The 12th-seeded Gophers (15-16) advanced to a game against No. 5 Iowa scheduled for Thursday afternoon. But it became clear that the backdrop would be unlike anything Big Ten teams have experienced since this event began in 1998.

“It will be a different atmosphere, kind of like a closed scrimmage but obviously more on the line,” Minnesota junior guard Payton Willis said. “We’ll be coming out and competing just like there’s fans out there.”

Two announcements earlier in the day immediately raised questions about the future of conference tournaments. The NCAA announced its men’s and women’s basketball tournaments would be played without fans. The National Basketball Association announced it was suspending the season effective after Wednesday night’s games. As of early Thursday morning, there was no additional announcement from the Big Ten about any other changes. The Gophers were planning to proceed into a new reality.

“We’re going to come out with the same mentality,” said sophomore guard Marcus Carr. “Obviously, it’s going to be a new environment for us, but we’re just going to come out with the mentality to win.”

Minnesota sophomore center Daniel Oturu led the Gophers with 24 points and had eight rebounds. Carr scored 14 points with five rebounds and five assists. Junior guard Payton Willis scored 12 points with six rebounds.

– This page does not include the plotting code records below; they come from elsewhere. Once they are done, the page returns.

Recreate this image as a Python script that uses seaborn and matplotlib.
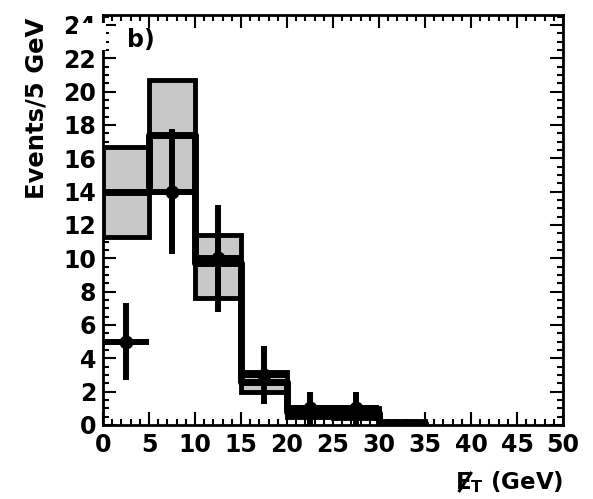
import numpy as np
import matplotlib
matplotlib.use("Agg")
import matplotlib.pyplot as plt
import seaborn as sns
from matplotlib.ticker import MultipleLocator
from matplotlib.patches import Rectangle
from matplotlib.lines import Line2D

# ---- data ----
bin_edges = [0, 5, 10, 15, 20, 25, 30, 35]
pred_central = [14.0, 17.4, 9.7, 2.6, 0.8, 0.7, 0.15]
pred_low = [11.3, 14.0, 7.6, 2.0, 0.5, 0.4, 0.05]
pred_high = [16.7, 20.7, 11.4, 3.2, 1.1, 1.0, 0.25]
data_x = [2.5, 7.5, 12.5, 17.5, 22.5, 27.5]
data_y = [5, 14, 10, 3, 1, 1]
data_err = [2.3, 3.75, 3.2, 1.75, 1.0, 1.0]
x_ticks = [0, 5, 10, 15, 20, 25, 30, 35, 40, 45, 50]
y_ticks = [0, 2, 4, 6, 8, 10, 12, 14, 16, 18, 20, 22, 24]

sns.set_theme(style="ticks")
plt.rcParams['font.family'] = ['DejaVu Sans']
plt.rcParams['font.weight'] = 'bold'
plt.rcParams['mathtext.fontset'] = 'dejavusans'
plt.rcParams['mathtext.default'] = 'bf'

W, H = 593, 499
fig = plt.figure(figsize=(W / 100, H / 100), dpi=100)
fig.patch.set_facecolor('white')
ax = fig.add_axes([103 / W, 1 - 425 / H, 460 / W, 410 / H])
ax.set_facecolor('white')

centers = [(a + b) / 2 for a, b in zip(bin_edges[:-1], bin_edges[1:])]
widths = [b - a for a, b in zip(bin_edges[:-1], bin_edges[1:])]

# uncertainty boxes
ax.bar(centers, [h - l for h, l in zip(pred_high, pred_low)], bottom=pred_low,
       width=widths, color='#c8c8c8', edgecolor='black', linewidth=3.5, zorder=2)

# central prediction step line
sns.histplot(x=centers, weights=pred_central, bins=bin_edges, element='step',
             fill=False, color='black', linewidth=5, ax=ax, zorder=3)

# data points
ax.errorbar(data_x, data_y, yerr=data_err, xerr=2.5, fmt='o', color='black',
            markersize=9, elinewidth=4.3, capsize=0, zorder=4)

ax.set_xlim(0, 50)
ax.set_ylim(0, 24.6)
ax.set_xticks(x_ticks)
ax.set_yticks(y_ticks)
ax.set_xticklabels([str(v) for v in x_ticks])
ax.set_yticklabels([str(v) for v in y_ticks])
ax.xaxis.set_minor_locator(MultipleLocator(1))
ax.yaxis.set_minor_locator(MultipleLocator(0.5))
ax.tick_params(which='both', direction='in', top=True, right=True,
               color='black', width=1.5, labelsize=17, labelcolor='black')
ax.tick_params(which='major', length=9.5, pad=5)
ax.tick_params(which='minor', length=4.5)
ax.tick_params(axis='x', which='major', pad=6)
for lab in ax.get_xticklabels() + ax.get_yticklabels():
    lab.set_fontweight('bold')
for s in ax.spines.values():
    s.set_linewidth(2)
    s.set_color('black')
    s.set_zorder(5)
ax.set_xlabel('')
ax.set_ylabel('')

fig.text(37 / W, 1 - 108 / H, 'Events/5 GeV', rotation=90, ha='center',
         va='center', fontsize=17.5, fontweight='bold', color='black')
xl = fig.text(563 / W, 1 - 482 / H, r'$\mathbf{E}_{\mathbf{T}}$ (GeV)',
              ha='right', va='center', fontsize=16.5, fontweight='bold',
              color='black')
ax.text(2.6, 23.1, 'b)', ha='left', va='center', fontsize=17,
        fontweight='bold', color='black')

# slash through the E of the missing-ET label (drawn as a line)
fig.canvas.draw()
bb = xl.get_window_extent()
x0 = bb.x0
fig.add_artist(Line2D([(x0 + 4) / W, (x0 + 17) / W],
                      [1 - 492 / H, 1 - 472 / H],
                      transform=fig.transFigure, color='black',
                      linewidth=2.2, solid_capstyle='butt'))

fig.add_artist(Rectangle((77 / W, 1 - 50 / H), 29 / W, 27 / H,
                         transform=fig.transFigure, facecolor='white',
                         edgecolor='none', zorder=10))

fig.savefig('out.png', dpi=100, facecolor='white')
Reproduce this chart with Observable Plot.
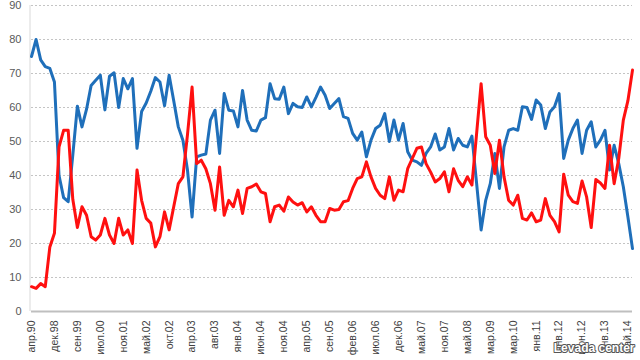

Led by the 6-foot-10 Oturu, Minnesota jumped out to a 10-point lead, 53-43, with 11:20 remaining. From there, the Wildcats couldn’t rein in the Golden Gophers’ trio of Oturu, Carr and Willis. The three combined for 17 points during a 19-6 Minnesota run on the way to a 69-49 lead.

Northwestern (8-23) was led by sophomore forward Pete Nance, who scored 15 points and made 6 of 10 shots. Northwestern allowed an average of 38.1 rebounds per game, the second most in the conference. The Golden Gophers outrebounded the Wildcats, 41-32. Minnesota outscored the Wildcats on second-chance points, 22-5.

 Northwestern coach Chris Collins doesn’t anticipate much change in the tournament despite the absence of fans.

“I think the players that are here, the coaches that are here, even though the fans won’t be – there won’t be any lack of intensity,” Collins said. “This Big Ten season has been such a fight for all these teams, that I’d be shocked if you saw in the dip in the level of play.”